Each line of the material must be repeated precisely, with the pictures left out.

** Start Material **

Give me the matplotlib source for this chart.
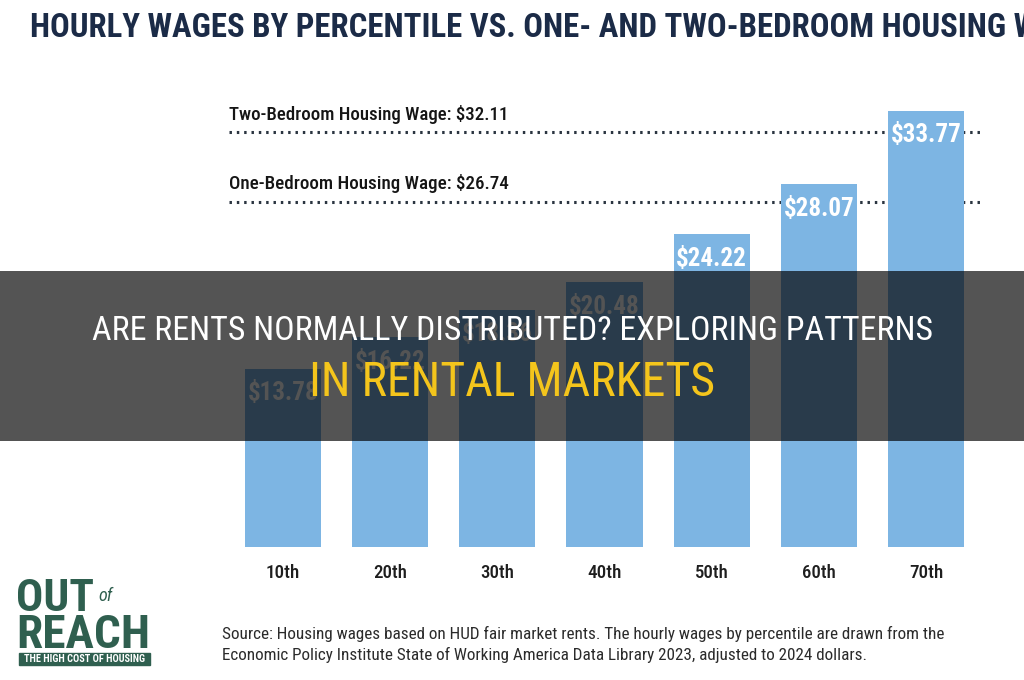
import matplotlib
matplotlib.use('Agg')
import matplotlib.pyplot as plt
from matplotlib import font_manager
from matplotlib.patches import Rectangle

# wages by percentile (30th label is hidden under the banner, value estimated)
percentiles = ['10th', '20th', '30th', '40th', '50th', '60th', '70th']
wages = [13.78, 16.22, 18.36, 20.48, 24.22, 28.07, 33.77]

# housing wage reference lines
housing_labels = ['Two-Bedroom Housing Wage: $32.11', 'One-Bedroom Housing Wage: $26.74']
housing_values = [32.11, 26.74]

title = 'HOURLY WAGES BY PERCENTILE VS. ONE- AND TWO-BEDROOM HOUSING WAGES'
source = ['Source: Housing wages based on HUD fair market rents. The hourly wages by percentile are drawn from the',
          'Economic Policy Institute State of Working America Data Library 2023, adjusted to 2024 dollars.']
banner_line1 = 'ARE RENTS NORMALLY DISTRIBUTED? EXPLORING PATTERNS'
banner_line2 = 'IN RENTAL MARKETS'

# pick the narrowest installed family
installed = {f.name for f in font_manager.fontManager.ttflist}
narrow_name = next((n for n in ['Liberation Sans Narrow', 'DejaVu Sans Condensed', 'Roboto Condensed',
                                'Open Sans Condensed', 'Roboto', 'Liberation Sans'] if n in installed),
                   'DejaVu Sans')
narrow = [narrow_name, 'DejaVu Sans']
navy = '#1b2b47'
bar_color = '#7db5e3'

W, H = 1024, 680
fig = plt.figure(figsize=(W / 100, H / 100), dpi=100)
fig.patch.set_facecolor('white')
renderer = fig.canvas.get_renderer()


def fit(t, width_px):
    # scale the font so the text is as wide as in the reference
    w = t.get_window_extent(renderer).width
    t.set_fontsize(t.get_fontsize() * width_px / w)
    return t


# axes placed in pixels so bars land where the original has them
left, right, bottom, top = 229.4, 979.6, 547, 100
ax = fig.add_axes([left / W, 1 - bottom / H, (right - left) / W, (bottom - top) / H])
x = range(len(wages))
ax.bar(x, wages, width=0.71, color=bar_color, zorder=2)
ax.set_xlim(-0.5, 6.5)
ax.set_ylim(0, 34.6)
for s in ax.spines.values():
    s.set_visible(False)
ax.set_yticks([])
ax.set_xticks(list(x))
ax.set_xticklabels(percentiles, family=narrow, fontsize=15, color='#1e1e1e', fontweight='medium')
ax.tick_params(axis='x', length=0, pad=12)
for lab in ax.get_xticklabels():
    fit(lab, 34)

# value labels inside bars
for xi, v in zip(x, wages):
    t = ax.annotate(f'${v:.2f}', (xi, v), xytext=(0, -9), textcoords='offset points',
                    ha='center', va='top', color='white', fontsize=18, fontweight='bold',
                    family=narrow, zorder=3)
    fit(t, 71)

# dotted housing wage lines
for lab, v in zip(housing_labels, housing_values):
    ax.axhline(v, color='#2a3440', lw=2.2, ls=(0, (0.8, 1.6)), zorder=1)
    t = ax.annotate(lab, (-0.5, v), xytext=(0, 6), textcoords='offset points',
                    ha='left', va='bottom', fontsize=15, family=narrow, color='#151515',
                    fontweight='medium')
    fit(t, 280)

# title (runs off the right edge like the original)
t = fig.text(30 / W, 1 - 28 / H, title.rsplit(' ', 1)[0], ha='left', va='center', fontsize=21,
             fontweight='bold', family=narrow, color=navy)
fit(t, 975)
t.set_text(title)

# logo
green = '#2f5f4f'
t = fig.text(16 / W, 1 - 599 / H, 'OUT', fontsize=36, fontweight='bold', family=narrow,
             color=green, va='center', ha='left')
fit(t, 78)
fig.text(98 / W, 1 - 596 / H, 'of', fontsize=13, style='italic', family=narrow,
         color=green, va='center', ha='left')
t = fig.text(16 / W, 1 - 635 / H, 'REACH', fontsize=36, fontweight='bold', family=narrow,
             color=green, va='center', ha='left')
fit(t, 134)
fig.patches.append(Rectangle((19 / W, 1 - 665 / H), 131 / W, 12 / H,
                             transform=fig.transFigure, color=green, zorder=1))
t = fig.text(84.5 / W, 1 - 659 / H, 'THE HIGH COST OF HOUSING', fontsize=5.5, fontweight='bold',
             family=narrow, color='white', va='center', ha='center')
fit(t, 120)

# source note
t1 = fig.text(222 / W, 1 - 634 / H, source[0], fontsize=11.5, family=narrow,
              color='#2b2b2b', va='center', ha='left')
fit(t1, 724)
fig.text(222 / W, 1 - 655 / H, source[1], fontsize=t1.get_fontsize(), family=narrow,
         color='#2b2b2b', va='center', ha='left')

# dark banner across the middle
fig.patches.append(Rectangle((0, 1 - 441 / H), 1, 170 / H, transform=fig.transFigure,
                             facecolor='black', alpha=0.67, zorder=10))
t = fig.text(0.5, 1 - 331 / H, banner_line1, ha='center', va='center', fontsize=28,
             family=narrow, color='white', zorder=11)
fit(t, 843)
t = fig.text(0.5, 1 - 383 / H, banner_line2, ha='center', va='center', fontsize=28,
             family=narrow, color='#f4c51c', zorder=11)
fit(t, 407)

fig.savefig('out.png', dpi=100, facecolor='white')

** End Material **

◆ Response to this exercise:
Give me the matplotlib source for this chart.
import matplotlib
matplotlib.use('Agg')
import matplotlib.pyplot as plt
from matplotlib import font_manager
from matplotlib.patches import Rectangle

# wages by percentile (30th label is hidden under the banner, value estimated)
percentiles = ['10th', '20th', '30th', '40th', '50th', '60th', '70th']
wages = [13.78, 16.22, 18.36, 20.48, 24.22, 28.07, 33.77]

# housing wage reference lines
housing_labels = ['Two-Bedroom Housing Wage: $32.11', 'One-Bedroom Housing Wage: $26.74']
housing_values = [32.11, 26.74]

title = 'HOURLY WAGES BY PERCENTILE VS. ONE- AND TWO-BEDROOM HOUSING WAGES'
source = ['Source: Housing wages based on HUD fair market rents. The hourly wages by percentile are drawn from the',
          'Economic Policy Institute State of Working America Data Library 2023, adjusted to 2024 dollars.']
banner_line1 = 'ARE RENTS NORMALLY DISTRIBUTED? EXPLORING PATTERNS'
banner_line2 = 'IN RENTAL MARKETS'

# pick the narrowest installed family
installed = {f.name for f in font_manager.fontManager.ttflist}
narrow_name = next((n for n in ['Liberation Sans Narrow', 'DejaVu Sans Condensed', 'Roboto Condensed',
                                'Open Sans Condensed', 'Roboto', 'Liberation Sans'] if n in installed),
                   'DejaVu Sans')
narrow = [narrow_name, 'DejaVu Sans']
navy = '#1b2b47'
bar_color = '#7db5e3'

W, H = 1024, 680
fig = plt.figure(figsize=(W / 100, H / 100), dpi=100)
fig.patch.set_facecolor('white')
renderer = fig.canvas.get_renderer()


def fit(t, width_px):
    # scale the font so the text is as wide as in the reference
    w = t.get_window_extent(renderer).width
    t.set_fontsize(t.get_fontsize() * width_px / w)
    return t


# axes placed in pixels so bars land where the original has them
left, right, bottom, top = 229.4, 979.6, 547, 100
ax = fig.add_axes([left / W, 1 - bottom / H, (right - left) / W, (bottom - top) / H])
x = range(len(wages))
ax.bar(x, wages, width=0.71, color=bar_color, zorder=2)
ax.set_xlim(-0.5, 6.5)
ax.set_ylim(0, 34.6)
for s in ax.spines.values():
    s.set_visible(False)
ax.set_yticks([])
ax.set_xticks(list(x))
ax.set_xticklabels(percentiles, family=narrow, fontsize=15, color='#1e1e1e', fontweight='medium')
ax.tick_params(axis='x', length=0, pad=12)
for lab in ax.get_xticklabels():
    fit(lab, 34)

# value labels inside bars
for xi, v in zip(x, wages):
    t = ax.annotate(f'${v:.2f}', (xi, v), xytext=(0, -9), textcoords='offset points',
                    ha='center', va='top', color='white', fontsize=18, fontweight='bold',
                    family=narrow, zorder=3)
    fit(t, 71)

# dotted housing wage lines
for lab, v in zip(housing_labels, housing_values):
    ax.axhline(v, color='#2a3440', lw=2.2, ls=(0, (0.8, 1.6)), zorder=1)
    t = ax.annotate(lab, (-0.5, v), xytext=(0, 6), textcoords='offset points',
                    ha='left', va='bottom', fontsize=15, family=narrow, color='#151515',
                    fontweight='medium')
    fit(t, 280)

# title (runs off the right edge like the original)
t = fig.text(30 / W, 1 - 28 / H, title.rsplit(' ', 1)[0], ha='left', va='center', fontsize=21,
             fontweight='bold', family=narrow, color=navy)
fit(t, 975)
t.set_text(title)

# logo
green = '#2f5f4f'
t = fig.text(16 / W, 1 - 599 / H, 'OUT', fontsize=36, fontweight='bold', family=narrow,
             color=green, va='center', ha='left')
fit(t, 78)
fig.text(98 / W, 1 - 596 / H, 'of', fontsize=13, style='italic', family=narrow,
         color=green, va='center', ha='left')
t = fig.text(16 / W, 1 - 635 / H, 'REACH', fontsize=36, fontweight='bold', family=narrow,
             color=green, va='center', ha='left')
fit(t, 134)
fig.patches.append(Rectangle((19 / W, 1 - 665 / H), 131 / W, 12 / H,
                             transform=fig.transFigure, color=green, zorder=1))
t = fig.text(84.5 / W, 1 - 659 / H, 'THE HIGH COST OF HOUSING', fontsize=5.5, fontweight='bold',
             family=narrow, color='white', va='center', ha='center')
fit(t, 120)

# source note
t1 = fig.text(222 / W, 1 - 634 / H, source[0], fontsize=11.5, family=narrow,
              color='#2b2b2b', va='center', ha='left')
fit(t1, 724)
fig.text(222 / W, 1 - 655 / H, source[1], fontsize=t1.get_fontsize(), family=narrow,
         color='#2b2b2b', va='center', ha='left')

# dark banner across the middle
fig.patches.append(Rectangle((0, 1 - 441 / H), 1, 170 / H, transform=fig.transFigure,
                             facecolor='black', alpha=0.67, zorder=10))
t = fig.text(0.5, 1 - 331 / H, banner_line1, ha='center', va='center', fontsize=28,
             family=narrow, color='white', zorder=11)
fit(t, 843)
t = fig.text(0.5, 1 - 383 / H, banner_line2, ha='center', va='center', fontsize=28,
             family=narrow, color='#f4c51c', zorder=11)
fit(t, 407)

fig.savefig('out.png', dpi=100, facecolor='white')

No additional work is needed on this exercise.